Completely off subject; I've just read about the death of Dith Pran, photojournalist and survivor of the Khmer Rouge. Also the subject of the book and movie, "The Killing Fields." His story of courage and determination and great suffering should be remembered always. A poignant and most pointed story about the true cost of war.

12:29:00 PM  
Blogger Capt. Fogg said...

Nobody seems to care about the true cost of anything - witness the current real estate debacle and of course Bush's war. It's much easier to see the movie and tell ourselves we're sympathetic (while bombing the bejesus out of Iraq) much easier to turn out the lights for an hour while they remain brilliantly lit at shopping mall after shopping mall. . .

4:17:00 PM  
Blogger rockync said...

So sad and so true, Capt. Personally, I hate the mall and only go there about once every two years. I think we really lost a big piece of our heritage with the replacement of Main St. I loved going "downtown" when I was a teen.

6:34:00 PM  
Blogger Capt. Fogg said...

I detest malls of all sorts - they're not doing well, but they keep building more and more and more until you have to drive 6 hours outside of any small city to be clear of them - and even then there's a Starbucks and a McDonalds and ten car lots and a Bennigans, a Wal-Mart, 6 supermarkets and an endless forest of plastic signs.
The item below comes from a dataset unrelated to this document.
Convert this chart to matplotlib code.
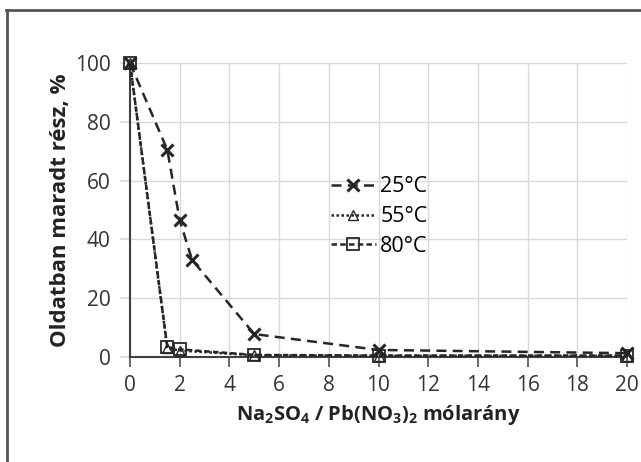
import matplotlib.pyplot as plt
from matplotlib.lines import Line2D

# adatok
x25 = [0, 1.5, 2, 2.5, 5, 10, 20]
y25 = [100, 70.5, 46.5, 33, 7.8, 2.4, 1.3]
x55 = [0, 1.5, 2, 5, 10, 20]
y55 = [100, 3.0, 2.2, 0.6, 0.4, 0.4]
x80 = [0, 1.5, 2, 5, 10, 20]
y80 = [100, 3.4, 2.6, 0.7, 0.5, 0.5]
xticks = list(range(0, 21, 2))
yticks = [0, 20, 40, 60, 80, 100]

plt.rcParams['font.family'] = ['Open Sans', 'DejaVu Sans']
plt.rcParams['mathtext.fontset'] = 'custom'
plt.rcParams['mathtext.rm'] = 'Open Sans'
plt.rcParams['mathtext.bf'] = 'Open Sans:bold'

fig = plt.figure(figsize=(6.41, 4.62), dpi=100)
ax = fig.add_axes([130 / 641, 105 / 462, 497 / 641, 294 / 462])

c = '#262626'
ax.plot(x25, y25, linestyle=(0, (4, 2.5)), color=c, lw=1.8, marker='x',
        markersize=9, markeredgewidth=2.2, label='25°C', zorder=3, clip_on=False)
ax.plot(x55, y55, linestyle=(0, (1, 1)), color=c, lw=1.8, marker='^',
        markersize=7, markerfacecolor='none', markeredgewidth=1, label='55°C', zorder=4,
        clip_on=False)
ax.plot(x80, y80, linestyle=(0, (2.2, 1.3)), color=c, lw=1.8, marker='s',
        markersize=9, markerfacecolor='none', markeredgewidth=1.3, label='80°C', zorder=5,
        clip_on=False)

ax.set_xlim(0, 20)
ax.set_ylim(0, 100)
ax.set_xticks(xticks)
ax.set_yticks(yticks)
ax.grid(True, color='#d9d9d9', lw=1)
ax.set_axisbelow(True)
for s in ['top', 'right']:
    ax.spines[s].set_visible(False)
ax.spines['left'].set_color('#404040')
ax.spines['bottom'].set_color('#404040')
ax.spines['left'].set_linewidth(1.5)
ax.spines['bottom'].set_linewidth(1.5)
ax.tick_params(axis='both', labelsize=15, colors='#505050', labelcolor='#333333',
               direction='out', length=7, width=1.2)
ax.tick_params(axis='y', pad=7, color='#d9d9d9')
ax.tick_params(axis='x', pad=6)

ax.set_ylabel('Oldatban maradt rész, %', fontsize=16, fontweight='bold', labelpad=3,
              color='#222222')
ax.set_xlabel(r'Na$_\mathbf{2}$SO$_\mathbf{4}$ / Pb(NO$_\mathbf{3}$)$_\mathbf{2}$ mólarány',
              fontsize=14.5, fontweight='bold', labelpad=5, color='#222222')

ax.legend(loc='upper left', bbox_to_anchor=(0.365, 0.68), frameon=False, fontsize=15.5,
          handlelength=2.1, handletextpad=0.2, labelspacing=0.4)

# keret
fig.add_artist(Line2D([6.5 / 641, 6.5 / 641], [0, 1 - 10 / 462], color='#555555', lw=2))
fig.add_artist(Line2D([6 / 641, 1], [1 - 10 / 462, 1 - 10 / 462], color='#555555', lw=2))

fig.savefig('out.png', dpi=100)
There at least 6 drugstores withing 5 miles of me and I live in the country.

10:14:00 PM  
Blogger rockync said...

I have the same problem. I live in a SMALL town and we have 3 chain drugstores, 3 grocery stores and they are getting ready to open the biggest Super Walmart in NC here. I hate Walmart and they are going to be on the road I need to travel every day. We also have a Lowes Home Improvement (like Home Depot). I live in a town of about 3,000 - I guess someone knows something I don't. With the Blue Ridge Parkway in my backyard, at least I don't have far to go to get into the wilderness.

11:55:00 PM  
Blogger Capt. Fogg said...

It's a surprise to some - not to Swampcracker, of course - that Florida has more wilderness than anywhere east of the Mississippi, but of course much of it isn't very accessible unless you have wings or scales. But if I go east there's nothing but water all the way to Africa. Of course the Bahamas seem intent on becoming another Las Vegas, which gets back to my points - too many people and too much energy using entertainment and retail.